Brado cearense! A mobilização local contra o veneno levou à aprovação da Lei Zé Maria do Tomé — Lei nº 16.820/2019 — proibindo o despejo por aviões no Ceará. A Lei estadual está sendo questionada no STF (ADI 6137).

Esperança brasileira! A relatora do processo, ministra Cármen Lúcia, do Supremo Tribunal Federal (STF), apontou tratar-se de hipótese de competência legislativa concorrente. O Ceará estaria autorizado a editar normas mais protetivas à saúde e ao meio ambiente, observando normas gerais da União. No mérito, destacou que os Princípios constitucionais da Precaução e da Prevenção "impõem cautela e prudência na atuação positiva e negativa estatal na regulação de atividade econômica potencialmente lesiva", e que "os povos devem estabelecer mecanismos de combate preventivo às ações que ameaçam a utilização sustentável dos ecossistemas". Lembrou compromissos internacionais assumidos pelo Brasil, na Conferência da ONU sobre o Meio Ambiente (RIO 92) e na Carta da Terra (Fórum Rio 5), relacionando indicativos da contaminação de áreas vizinhas pela Deriva, quando o vento transporta o veneno dos aviões por até 32km. O STF, que tem se mostrado atento aos objetivos da Agenda 2030 da ONU para o desenvolvimento sustentável, já contabiliza 2 votos favoráveis à Lei.

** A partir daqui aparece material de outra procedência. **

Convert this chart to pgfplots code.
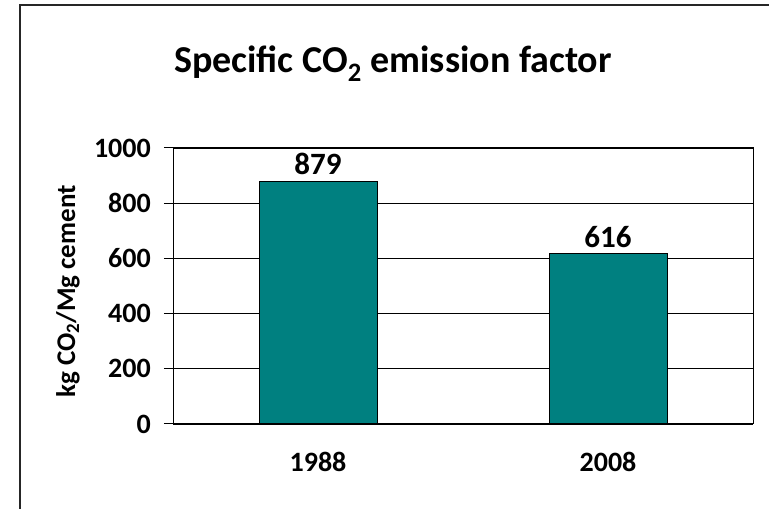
\documentclass[border=0pt]{standalone}
\usepackage{pgfplots}
\pgfplotsset{compat=1.18}
\usepackage{fontspec}
\setmainfont{Carlito}
\definecolor{barteal}{HTML}{008080}
\begin{document}
\begin{tikzpicture}
\useasboundingbox (0,0) rectangle (769pt,509pt);
\draw[line width=2pt, black!85] (20pt,0) -- (20pt,504pt) -- (769pt,504pt);
\node[font=\fontsize{38}{44}\selectfont\bfseries, anchor=base] at (393pt,436pt) {Specific CO\textsubscript{2} emission factor};
\begin{axis}[
  at={(173pt,85pt)}, anchor=south west,
  scale only axis, width=580pt, height=276pt,
  xmin=-0.5, xmax=1.5, ymin=0, ymax=1000,
  ytick={0,200,400,600,800,1000},
  xtick={0,1}, xticklabels={1988,2008},
  minor xtick={-0.5,0.5,1.5},
  xtick style={draw=none},
  tick align=outside,
  major tick length=9pt, minor tick length=9pt,
  xtick pos=left, ytick pos=left,
  ymajorgrids, grid style={black, line width=0.8pt},
  axis line style={black, line width=1pt},
  tick style={black, line width=1pt},
  /pgf/number format/assume math mode=true,
  /pgf/number format/1000 sep={},
  ticklabel style={font=\fontsize{28}{32}\selectfont\bfseries},
  yticklabel style={inner sep=0pt, xshift=-13pt},
  xticklabel style={inner sep=0pt, yshift=-19pt},
  ylabel={kg CO\textsubscript{2}/Mg cement},
  ylabel style={font=\fontsize{27}{32}\selectfont\bfseries, at={(axis description cs:-0.181,0.48)}, anchor=center},
  ybar, bar width=118pt,
  nodes near coords,
  nodes near coords style={font=\fontsize{31}{36}\selectfont\bfseries, anchor=base, inner sep=0pt, yshift=6.5pt},
]
\addplot[fill=barteal, draw=black, line width=1pt] coordinates {(0,879) (1,616)};
\end{axis}
\end{tikzpicture}
\end{document}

Revés para predadores ambientais. A firme atuação do STF suspendendo a Portaria nº 43/2020, da Secretaria de Defesa Agropecuária, que admitia a "aprovação tácita" de agrotóxicos, indica boas perspectivas para que prevaleça a civilizada e democrática Lei cearense. Provavelmente o Decreto nº 10.833, de 7/10/2021, que facilita o uso de produtos tóxicos, também será questionado por usurpação de atribuições do legislador.

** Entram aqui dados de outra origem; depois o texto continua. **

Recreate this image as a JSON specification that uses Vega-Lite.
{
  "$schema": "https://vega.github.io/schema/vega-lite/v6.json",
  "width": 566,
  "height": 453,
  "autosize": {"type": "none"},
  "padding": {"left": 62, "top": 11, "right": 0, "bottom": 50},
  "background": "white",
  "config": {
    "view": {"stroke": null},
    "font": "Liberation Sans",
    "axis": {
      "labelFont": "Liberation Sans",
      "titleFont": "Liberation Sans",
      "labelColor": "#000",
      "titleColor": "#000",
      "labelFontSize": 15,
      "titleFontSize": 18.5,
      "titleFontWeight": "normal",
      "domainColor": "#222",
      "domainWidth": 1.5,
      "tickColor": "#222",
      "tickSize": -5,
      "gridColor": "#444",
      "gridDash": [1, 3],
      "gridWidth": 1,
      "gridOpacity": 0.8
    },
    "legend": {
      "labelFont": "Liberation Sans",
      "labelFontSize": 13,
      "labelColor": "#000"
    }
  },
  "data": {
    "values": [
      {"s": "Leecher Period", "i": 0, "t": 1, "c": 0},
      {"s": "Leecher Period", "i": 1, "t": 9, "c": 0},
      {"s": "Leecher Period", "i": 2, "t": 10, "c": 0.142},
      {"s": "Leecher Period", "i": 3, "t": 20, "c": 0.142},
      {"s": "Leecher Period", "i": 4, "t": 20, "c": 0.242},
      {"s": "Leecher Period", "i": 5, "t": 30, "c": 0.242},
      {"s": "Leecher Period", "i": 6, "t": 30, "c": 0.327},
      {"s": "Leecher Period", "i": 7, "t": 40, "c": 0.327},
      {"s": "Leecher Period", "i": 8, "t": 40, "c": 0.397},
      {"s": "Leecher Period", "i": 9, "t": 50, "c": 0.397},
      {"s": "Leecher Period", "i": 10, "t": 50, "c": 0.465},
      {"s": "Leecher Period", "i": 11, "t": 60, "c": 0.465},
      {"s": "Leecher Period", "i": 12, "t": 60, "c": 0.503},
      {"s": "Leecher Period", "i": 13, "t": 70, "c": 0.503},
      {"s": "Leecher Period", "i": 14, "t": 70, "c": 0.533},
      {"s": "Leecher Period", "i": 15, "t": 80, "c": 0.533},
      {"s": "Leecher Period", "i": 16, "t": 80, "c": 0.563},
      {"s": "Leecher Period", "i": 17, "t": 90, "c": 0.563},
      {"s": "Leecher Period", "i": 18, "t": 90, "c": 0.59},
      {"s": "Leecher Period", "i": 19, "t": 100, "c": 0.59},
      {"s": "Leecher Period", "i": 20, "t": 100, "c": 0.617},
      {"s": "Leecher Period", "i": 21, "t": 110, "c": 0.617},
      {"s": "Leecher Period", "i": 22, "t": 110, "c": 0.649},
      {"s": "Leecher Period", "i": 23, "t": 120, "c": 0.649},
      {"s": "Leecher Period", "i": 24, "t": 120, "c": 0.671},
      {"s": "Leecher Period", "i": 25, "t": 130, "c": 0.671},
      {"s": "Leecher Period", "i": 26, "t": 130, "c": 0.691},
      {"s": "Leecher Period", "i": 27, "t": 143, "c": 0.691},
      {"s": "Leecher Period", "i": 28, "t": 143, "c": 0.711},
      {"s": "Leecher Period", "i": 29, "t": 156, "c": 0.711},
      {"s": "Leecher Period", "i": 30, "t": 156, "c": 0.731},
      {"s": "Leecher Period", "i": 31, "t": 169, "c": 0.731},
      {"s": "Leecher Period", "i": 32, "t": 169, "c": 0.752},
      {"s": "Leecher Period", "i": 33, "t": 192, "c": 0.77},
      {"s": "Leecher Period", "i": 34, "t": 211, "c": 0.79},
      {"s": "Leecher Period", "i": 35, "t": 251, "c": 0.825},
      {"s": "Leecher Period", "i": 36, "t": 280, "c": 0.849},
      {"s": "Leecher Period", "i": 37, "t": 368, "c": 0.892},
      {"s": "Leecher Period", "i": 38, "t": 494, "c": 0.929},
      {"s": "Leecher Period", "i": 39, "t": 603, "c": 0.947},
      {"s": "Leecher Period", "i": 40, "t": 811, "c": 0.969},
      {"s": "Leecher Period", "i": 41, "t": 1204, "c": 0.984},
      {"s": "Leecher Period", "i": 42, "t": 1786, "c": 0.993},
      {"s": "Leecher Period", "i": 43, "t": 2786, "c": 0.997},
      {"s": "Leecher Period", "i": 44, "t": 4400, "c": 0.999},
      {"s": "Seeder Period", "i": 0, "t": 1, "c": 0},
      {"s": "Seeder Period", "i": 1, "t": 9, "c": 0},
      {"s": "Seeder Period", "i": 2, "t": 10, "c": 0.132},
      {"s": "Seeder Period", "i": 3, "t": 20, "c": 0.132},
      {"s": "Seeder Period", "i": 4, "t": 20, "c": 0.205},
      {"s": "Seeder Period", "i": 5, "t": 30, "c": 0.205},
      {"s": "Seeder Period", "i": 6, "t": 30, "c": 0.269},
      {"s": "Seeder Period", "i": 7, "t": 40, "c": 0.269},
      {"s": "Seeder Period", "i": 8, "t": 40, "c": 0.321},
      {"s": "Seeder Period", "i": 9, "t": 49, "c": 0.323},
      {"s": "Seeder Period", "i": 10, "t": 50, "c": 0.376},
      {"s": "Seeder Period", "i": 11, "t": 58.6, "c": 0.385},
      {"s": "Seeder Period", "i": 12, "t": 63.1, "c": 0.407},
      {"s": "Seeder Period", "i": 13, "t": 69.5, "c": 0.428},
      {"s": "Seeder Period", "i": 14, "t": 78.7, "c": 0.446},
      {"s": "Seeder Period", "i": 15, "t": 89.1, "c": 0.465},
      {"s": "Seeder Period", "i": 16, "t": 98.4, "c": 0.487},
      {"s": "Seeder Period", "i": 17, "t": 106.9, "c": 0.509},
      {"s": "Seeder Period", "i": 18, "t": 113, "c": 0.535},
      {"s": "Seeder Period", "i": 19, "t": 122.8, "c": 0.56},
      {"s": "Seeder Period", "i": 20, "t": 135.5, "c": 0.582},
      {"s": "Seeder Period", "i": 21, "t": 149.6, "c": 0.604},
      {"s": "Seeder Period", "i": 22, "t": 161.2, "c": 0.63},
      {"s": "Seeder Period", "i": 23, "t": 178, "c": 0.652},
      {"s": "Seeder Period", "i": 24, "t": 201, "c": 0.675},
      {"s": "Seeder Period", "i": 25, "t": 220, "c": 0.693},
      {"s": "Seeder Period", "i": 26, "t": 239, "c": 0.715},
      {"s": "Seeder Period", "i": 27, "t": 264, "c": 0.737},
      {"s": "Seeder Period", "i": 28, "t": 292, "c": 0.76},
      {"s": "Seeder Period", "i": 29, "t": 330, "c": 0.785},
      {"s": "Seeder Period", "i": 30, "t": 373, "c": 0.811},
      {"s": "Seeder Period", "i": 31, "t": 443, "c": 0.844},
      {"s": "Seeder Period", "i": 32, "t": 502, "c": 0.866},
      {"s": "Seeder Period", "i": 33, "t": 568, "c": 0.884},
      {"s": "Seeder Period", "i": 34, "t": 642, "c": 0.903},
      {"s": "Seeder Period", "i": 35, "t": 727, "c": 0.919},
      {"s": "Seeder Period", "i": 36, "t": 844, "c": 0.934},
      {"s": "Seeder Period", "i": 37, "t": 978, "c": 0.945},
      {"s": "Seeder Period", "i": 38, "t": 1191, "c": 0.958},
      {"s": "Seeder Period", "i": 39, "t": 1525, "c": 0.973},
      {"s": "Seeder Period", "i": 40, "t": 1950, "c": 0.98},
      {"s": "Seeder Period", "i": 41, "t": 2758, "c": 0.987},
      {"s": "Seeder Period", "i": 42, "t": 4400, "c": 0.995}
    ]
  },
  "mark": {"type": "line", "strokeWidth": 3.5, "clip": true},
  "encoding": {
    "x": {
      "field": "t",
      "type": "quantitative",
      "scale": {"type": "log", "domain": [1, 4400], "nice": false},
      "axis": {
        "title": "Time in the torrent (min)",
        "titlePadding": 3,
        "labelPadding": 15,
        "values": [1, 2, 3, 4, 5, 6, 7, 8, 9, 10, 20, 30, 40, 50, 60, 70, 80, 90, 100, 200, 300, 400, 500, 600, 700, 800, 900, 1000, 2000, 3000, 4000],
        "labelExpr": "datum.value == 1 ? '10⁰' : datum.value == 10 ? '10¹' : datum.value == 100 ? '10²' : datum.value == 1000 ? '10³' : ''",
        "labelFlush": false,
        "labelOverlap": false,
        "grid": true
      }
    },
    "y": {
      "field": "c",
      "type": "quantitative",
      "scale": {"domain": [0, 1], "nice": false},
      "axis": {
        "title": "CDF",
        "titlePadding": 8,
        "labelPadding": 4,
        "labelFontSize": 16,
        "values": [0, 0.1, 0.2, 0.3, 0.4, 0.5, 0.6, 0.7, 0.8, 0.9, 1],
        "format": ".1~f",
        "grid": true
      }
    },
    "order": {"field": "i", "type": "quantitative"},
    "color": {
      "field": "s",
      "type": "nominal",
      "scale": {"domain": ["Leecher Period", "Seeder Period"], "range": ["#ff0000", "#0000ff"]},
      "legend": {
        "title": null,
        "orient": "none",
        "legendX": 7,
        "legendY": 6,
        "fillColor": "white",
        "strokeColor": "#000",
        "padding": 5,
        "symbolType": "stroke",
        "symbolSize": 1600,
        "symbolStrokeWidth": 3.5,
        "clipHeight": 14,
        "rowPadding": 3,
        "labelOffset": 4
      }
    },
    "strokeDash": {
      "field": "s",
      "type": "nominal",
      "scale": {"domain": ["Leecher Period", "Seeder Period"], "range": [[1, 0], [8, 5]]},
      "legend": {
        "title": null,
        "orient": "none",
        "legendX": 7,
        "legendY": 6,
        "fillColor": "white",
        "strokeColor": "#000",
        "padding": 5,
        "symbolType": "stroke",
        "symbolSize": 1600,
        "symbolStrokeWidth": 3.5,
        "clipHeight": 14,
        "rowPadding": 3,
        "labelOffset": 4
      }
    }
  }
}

Alento para o futuro. A resignação supersticiosa dos vietnamitas, que atribui a maior incidência de crianças nascidas com deficiências à má-sorte, é incompatível com a ciência e com a pauta de um país comprometido com a Agenda 2030. O Dia Mundial de Combate ao Uso de Agrotóxicos, referência aos 37 anos de Bhopal, reaviva a responsabilidade do Sistema de Justiça com o direito concreto ao meio ambiente ecologicamente equilibrado, essencial à sadia qualidade de vida, condicionando a coletividade a defendê-lo e preservá-lo para as presentes e futuras gerações.